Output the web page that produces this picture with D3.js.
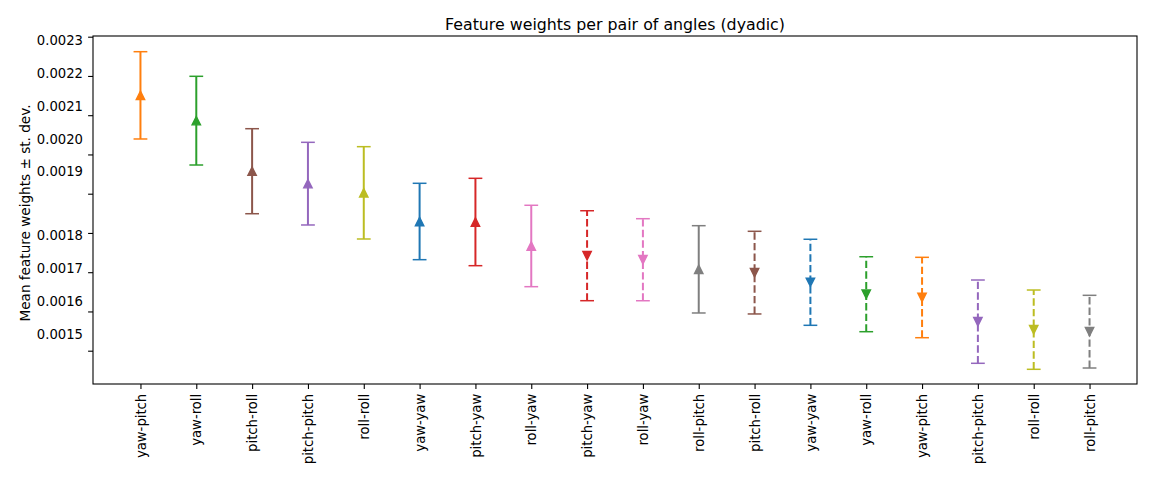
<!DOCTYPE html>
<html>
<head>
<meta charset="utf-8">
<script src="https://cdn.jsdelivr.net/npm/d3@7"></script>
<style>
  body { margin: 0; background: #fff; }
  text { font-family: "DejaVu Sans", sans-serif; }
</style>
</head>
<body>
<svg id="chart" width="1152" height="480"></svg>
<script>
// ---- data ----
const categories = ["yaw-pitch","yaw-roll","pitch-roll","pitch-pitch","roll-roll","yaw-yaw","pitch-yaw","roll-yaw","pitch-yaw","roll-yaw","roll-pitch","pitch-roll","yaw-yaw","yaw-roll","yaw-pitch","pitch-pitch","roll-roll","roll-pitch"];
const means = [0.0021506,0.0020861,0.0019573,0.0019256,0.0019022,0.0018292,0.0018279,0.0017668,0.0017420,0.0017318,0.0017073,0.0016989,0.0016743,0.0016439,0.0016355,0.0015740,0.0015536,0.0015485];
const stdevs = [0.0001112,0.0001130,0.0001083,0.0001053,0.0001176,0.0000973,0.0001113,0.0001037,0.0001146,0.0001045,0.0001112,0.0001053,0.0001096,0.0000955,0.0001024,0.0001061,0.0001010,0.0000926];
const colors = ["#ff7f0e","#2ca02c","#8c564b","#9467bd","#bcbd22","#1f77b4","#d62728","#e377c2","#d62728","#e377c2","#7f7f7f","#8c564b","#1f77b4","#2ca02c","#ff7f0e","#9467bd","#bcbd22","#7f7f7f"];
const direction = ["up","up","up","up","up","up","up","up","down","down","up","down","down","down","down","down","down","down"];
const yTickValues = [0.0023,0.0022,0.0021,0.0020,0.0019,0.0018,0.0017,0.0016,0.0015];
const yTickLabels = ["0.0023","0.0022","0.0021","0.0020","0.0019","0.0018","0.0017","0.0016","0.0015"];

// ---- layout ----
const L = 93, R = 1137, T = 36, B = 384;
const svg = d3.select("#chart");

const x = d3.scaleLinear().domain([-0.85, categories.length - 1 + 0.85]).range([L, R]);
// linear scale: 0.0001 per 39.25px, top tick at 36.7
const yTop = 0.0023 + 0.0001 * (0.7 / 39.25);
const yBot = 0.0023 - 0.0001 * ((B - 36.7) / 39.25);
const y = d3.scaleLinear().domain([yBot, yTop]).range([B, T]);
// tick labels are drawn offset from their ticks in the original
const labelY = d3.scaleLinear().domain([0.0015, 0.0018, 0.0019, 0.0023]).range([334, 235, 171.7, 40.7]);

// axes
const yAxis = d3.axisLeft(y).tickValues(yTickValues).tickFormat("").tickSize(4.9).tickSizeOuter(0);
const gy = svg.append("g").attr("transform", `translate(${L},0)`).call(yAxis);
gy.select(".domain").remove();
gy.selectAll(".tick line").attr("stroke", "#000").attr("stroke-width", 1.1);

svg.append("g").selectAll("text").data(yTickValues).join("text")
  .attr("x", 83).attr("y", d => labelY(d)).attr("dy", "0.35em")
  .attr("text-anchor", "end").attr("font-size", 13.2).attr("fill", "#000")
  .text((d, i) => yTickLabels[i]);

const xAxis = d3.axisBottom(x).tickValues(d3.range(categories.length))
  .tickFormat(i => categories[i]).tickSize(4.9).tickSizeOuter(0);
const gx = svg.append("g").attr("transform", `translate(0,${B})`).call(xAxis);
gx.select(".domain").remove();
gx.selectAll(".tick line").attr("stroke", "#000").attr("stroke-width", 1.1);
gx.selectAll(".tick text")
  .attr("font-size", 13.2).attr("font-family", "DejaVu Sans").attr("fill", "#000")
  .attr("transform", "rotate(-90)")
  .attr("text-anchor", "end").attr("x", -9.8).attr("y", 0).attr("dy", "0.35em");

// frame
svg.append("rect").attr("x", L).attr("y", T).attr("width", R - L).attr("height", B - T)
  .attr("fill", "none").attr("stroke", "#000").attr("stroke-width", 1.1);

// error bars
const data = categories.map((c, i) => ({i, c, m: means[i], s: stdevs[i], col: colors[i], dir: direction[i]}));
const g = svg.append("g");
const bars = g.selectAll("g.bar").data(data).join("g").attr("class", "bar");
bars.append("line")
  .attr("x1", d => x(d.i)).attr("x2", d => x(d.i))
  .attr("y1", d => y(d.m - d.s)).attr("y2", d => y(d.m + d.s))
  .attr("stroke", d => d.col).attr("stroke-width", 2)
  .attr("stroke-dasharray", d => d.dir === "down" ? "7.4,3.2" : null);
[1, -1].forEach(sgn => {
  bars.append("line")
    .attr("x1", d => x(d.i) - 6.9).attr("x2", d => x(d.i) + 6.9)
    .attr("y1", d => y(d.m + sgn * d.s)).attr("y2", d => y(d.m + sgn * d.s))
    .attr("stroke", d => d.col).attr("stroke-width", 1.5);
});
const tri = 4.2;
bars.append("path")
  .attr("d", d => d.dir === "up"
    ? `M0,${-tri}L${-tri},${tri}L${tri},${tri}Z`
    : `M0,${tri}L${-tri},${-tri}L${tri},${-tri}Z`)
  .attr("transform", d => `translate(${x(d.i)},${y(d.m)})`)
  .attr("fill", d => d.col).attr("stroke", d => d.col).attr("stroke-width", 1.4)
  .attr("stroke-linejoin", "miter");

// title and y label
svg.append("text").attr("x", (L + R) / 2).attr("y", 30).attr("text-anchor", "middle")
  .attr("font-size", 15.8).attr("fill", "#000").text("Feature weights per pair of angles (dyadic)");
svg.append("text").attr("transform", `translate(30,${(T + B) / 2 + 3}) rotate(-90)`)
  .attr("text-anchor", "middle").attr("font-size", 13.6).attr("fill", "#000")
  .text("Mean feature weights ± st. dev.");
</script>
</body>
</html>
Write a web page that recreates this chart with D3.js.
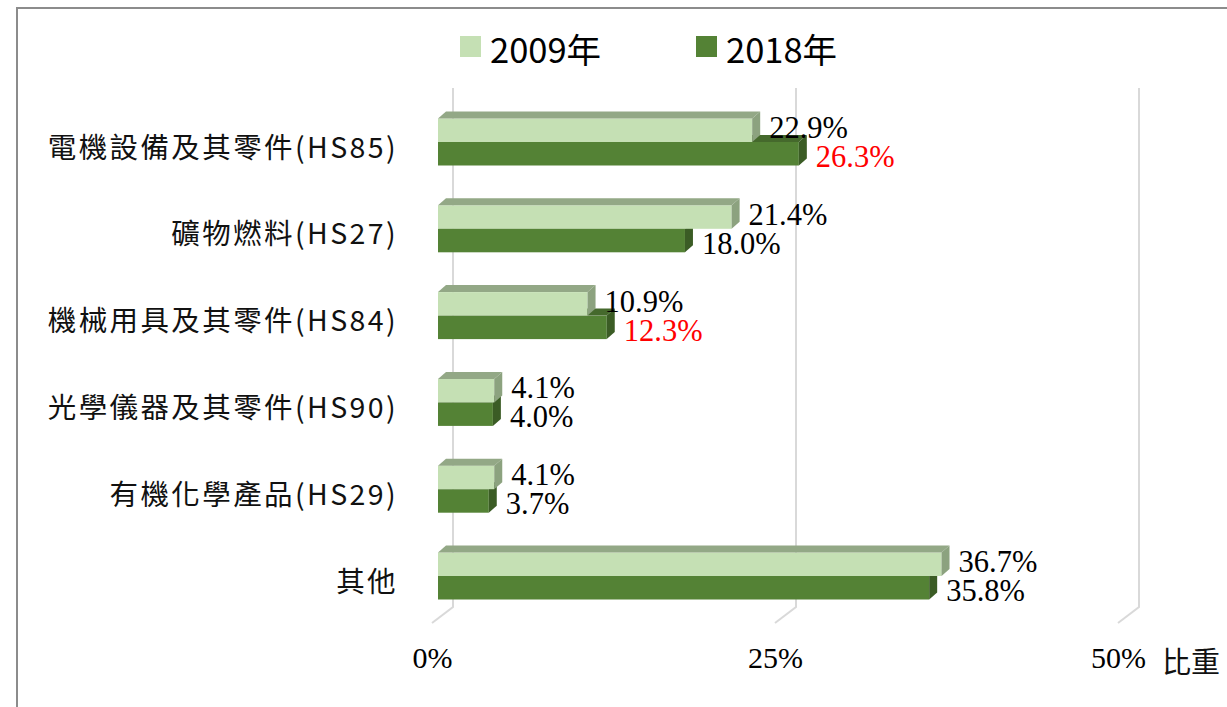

* [REQUIRED WORK]: Quote each line of the listing exactly, but leave the pictures out.

* [CORRECT RESPONSE]:
Output the web page that produces this picture with D3.js.
<!DOCTYPE html>
<html>
<head>
<meta charset="utf-8">
<script src="https://cdn.jsdelivr.net/npm/d3@7"></script>
<style>
  body { margin: 0; background: #fff; }
  text { font-family: "DejaVu Sans", sans-serif; }
</style>
</head>
<body>
<svg id="chart" width="1152" height="480"></svg>
<script>
// ---- data ----
const categories = ["yaw-pitch","yaw-roll","pitch-roll","pitch-pitch","roll-roll","yaw-yaw","pitch-yaw","roll-yaw","pitch-yaw","roll-yaw","roll-pitch","pitch-roll","yaw-yaw","yaw-roll","yaw-pitch","pitch-pitch","roll-roll","roll-pitch"];
const means = [0.0021506,0.0020861,0.0019573,0.0019256,0.0019022,0.0018292,0.0018279,0.0017668,0.0017420,0.0017318,0.0017073,0.0016989,0.0016743,0.0016439,0.0016355,0.0015740,0.0015536,0.0015485];
const stdevs = [0.0001112,0.0001130,0.0001083,0.0001053,0.0001176,0.0000973,0.0001113,0.0001037,0.0001146,0.0001045,0.0001112,0.0001053,0.0001096,0.0000955,0.0001024,0.0001061,0.0001010,0.0000926];
const colors = ["#ff7f0e","#2ca02c","#8c564b","#9467bd","#bcbd22","#1f77b4","#d62728","#e377c2","#d62728","#e377c2","#7f7f7f","#8c564b","#1f77b4","#2ca02c","#ff7f0e","#9467bd","#bcbd22","#7f7f7f"];
const direction = ["up","up","up","up","up","up","up","up","down","down","up","down","down","down","down","down","down","down"];
const yTickValues = [0.0023,0.0022,0.0021,0.0020,0.0019,0.0018,0.0017,0.0016,0.0015];
const yTickLabels = ["0.0023","0.0022","0.0021","0.0020","0.0019","0.0018","0.0017","0.0016","0.0015"];

// ---- layout ----
const L = 93, R = 1137, T = 36, B = 384;
const svg = d3.select("#chart");

const x = d3.scaleLinear().domain([-0.85, categories.length - 1 + 0.85]).range([L, R]);
// linear scale: 0.0001 per 39.25px, top tick at 36.7
const yTop = 0.0023 + 0.0001 * (0.7 / 39.25);
const yBot = 0.0023 - 0.0001 * ((B - 36.7) / 39.25);
const y = d3.scaleLinear().domain([yBot, yTop]).range([B, T]);
// tick labels are drawn offset from their ticks in the original
const labelY = d3.scaleLinear().domain([0.0015, 0.0018, 0.0019, 0.0023]).range([334, 235, 171.7, 40.7]);

// axes
const yAxis = d3.axisLeft(y).tickValues(yTickValues).tickFormat("").tickSize(4.9).tickSizeOuter(0);
const gy = svg.append("g").attr("transform", `translate(${L},0)`).call(yAxis);
gy.select(".domain").remove();
gy.selectAll(".tick line").attr("stroke", "#000").attr("stroke-width", 1.1);

svg.append("g").selectAll("text").data(yTickValues).join("text")
  .attr("x", 83).attr("y", d => labelY(d)).attr("dy", "0.35em")
  .attr("text-anchor", "end").attr("font-size", 13.2).attr("fill", "#000")
  .text((d, i) => yTickLabels[i]);

const xAxis = d3.axisBottom(x).tickValues(d3.range(categories.length))
  .tickFormat(i => categories[i]).tickSize(4.9).tickSizeOuter(0);
const gx = svg.append("g").attr("transform", `translate(0,${B})`).call(xAxis);
gx.select(".domain").remove();
gx.selectAll(".tick line").attr("stroke", "#000").attr("stroke-width", 1.1);
gx.selectAll(".tick text")
  .attr("font-size", 13.2).attr("font-family", "DejaVu Sans").attr("fill", "#000")
  .attr("transform", "rotate(-90)")
  .attr("text-anchor", "end").attr("x", -9.8).attr("y", 0).attr("dy", "0.35em");

// frame
svg.append("rect").attr("x", L).attr("y", T).attr("width", R - L).attr("height", B - T)
  .attr("fill", "none").attr("stroke", "#000").attr("stroke-width", 1.1);

// error bars
const data = categories.map((c, i) => ({i, c, m: means[i], s: stdevs[i], col: colors[i], dir: direction[i]}));
const g = svg.append("g");
const bars = g.selectAll("g.bar").data(data).join("g").attr("class", "bar");
bars.append("line")
  .attr("x1", d => x(d.i)).attr("x2", d => x(d.i))
  .attr("y1", d => y(d.m - d.s)).attr("y2", d => y(d.m + d.s))
  .attr("stroke", d => d.col).attr("stroke-width", 2)
  .attr("stroke-dasharray", d => d.dir === "down" ? "7.4,3.2" : null);
[1, -1].forEach(sgn => {
  bars.append("line")
    .attr("x1", d => x(d.i) - 6.9).attr("x2", d => x(d.i) + 6.9)
    .attr("y1", d => y(d.m + sgn * d.s)).attr("y2", d => y(d.m + sgn * d.s))
    .attr("stroke", d => d.col).attr("stroke-width", 1.5);
});
const tri = 4.2;
bars.append("path")
  .attr("d", d => d.dir === "up"
    ? `M0,${-tri}L${-tri},${tri}L${tri},${tri}Z`
    : `M0,${tri}L${-tri},${-tri}L${tri},${-tri}Z`)
  .attr("transform", d => `translate(${x(d.i)},${y(d.m)})`)
  .attr("fill", d => d.col).attr("stroke", d => d.col).attr("stroke-width", 1.4)
  .attr("stroke-linejoin", "miter");

// title and y label
svg.append("text").attr("x", (L + R) / 2).attr("y", 30).attr("text-anchor", "middle")
  .attr("font-size", 15.8).attr("fill", "#000").text("Feature weights per pair of angles (dyadic)");
svg.append("text").attr("transform", `translate(30,${(T + B) / 2 + 3}) rotate(-90)`)
  .attr("text-anchor", "middle").attr("font-size", 13.6).attr("fill", "#000")
  .text("Mean feature weights ± st. dev.");
</script>
</body>
</html>
Write a web page that recreates this chart with D3.js.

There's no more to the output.